Мы обрадовались: это явное улучшение! Она выздоравливает!
— Да, да, Раинька, — сказал я, — это мы пришли тебя проведать.
Она закрыла глаза. Вошедшая сестра напомнила, что время посещения закончено. Больной нужен покой. И сказала при этом, что в последние дни состояние у Раисы Ефимовны стало гораздо лучше.
А наутро из больницы позвонили, что жена умерла. Оказалось — не улучшение, а прощание…
…В том году было, разумеется, не только это печальное событие. Хочу вспомнить и о событиях приятных, соседствующих (такова жизнь…) с бедами. Я второй раз гостил у сына в Японии. После двух- или трехгодичного перерыва, он снова занимал должность заведующего представительством Агентства печати новости в Токио, и я пятнадцать лет спустя опять получил возможность увидеть и древнюю экзотику, и современные чудеса этой удивительной и безгранично удивляющей страны. Я был приветливо принят в редакциях некоторых газет и даже кое-что для них нарисовал. В дружеской беседе в одной из редакций кто-то из японцев спросил:
— Скажите, Ефимов-сан, в чем секрет, что вы, в вашем возрасте, совершаете столь далекие путешествия и еще способны работать? Поделитесь секретом.

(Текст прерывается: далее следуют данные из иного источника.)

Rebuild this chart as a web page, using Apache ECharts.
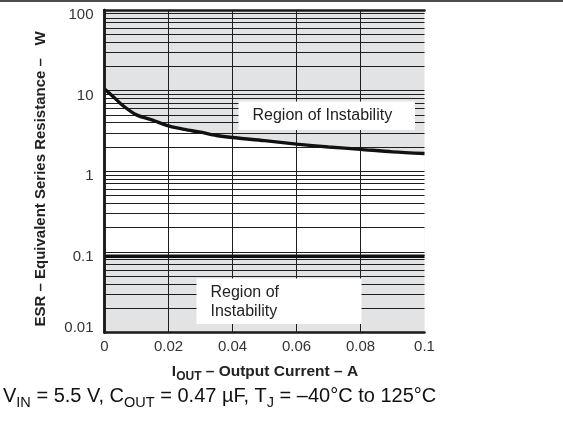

Японцы отнюдь не лишены чувства юмора, и я ответил на этот вопрос шуткой:
— Видите ли, секрет — потому и секрет, что он не подлежит разглашению. Поэтому я не имею права им поделиться. Но могу, если хотите, рассказать вам кавказский анекдот. Как-то торжественно чествовали одного долгожителя. И, как водится, спрашивали, что он делал, чтобы достичь такого возраста. Долгожитель очень охотно поведал, что он сроду не пил ничего спиртного, не курил, очень умеренно ел, не увлекался женщинами, рано вставал и рано ложился спать. Все слушали очень внимательно, как вдруг тишина в зале была нарушена каким-то шумом, хохотом, неприличными ругательствами. Раздались крики: «Что за безобразие! Хамство! Уберите хулигана!» Но долгожитель обратился к аудитории: «Товарищи! Успокойтесь! Не обращайте внимания! Этот пьяница, курильщик, бабник, обжора, гуляка — мой старший брат».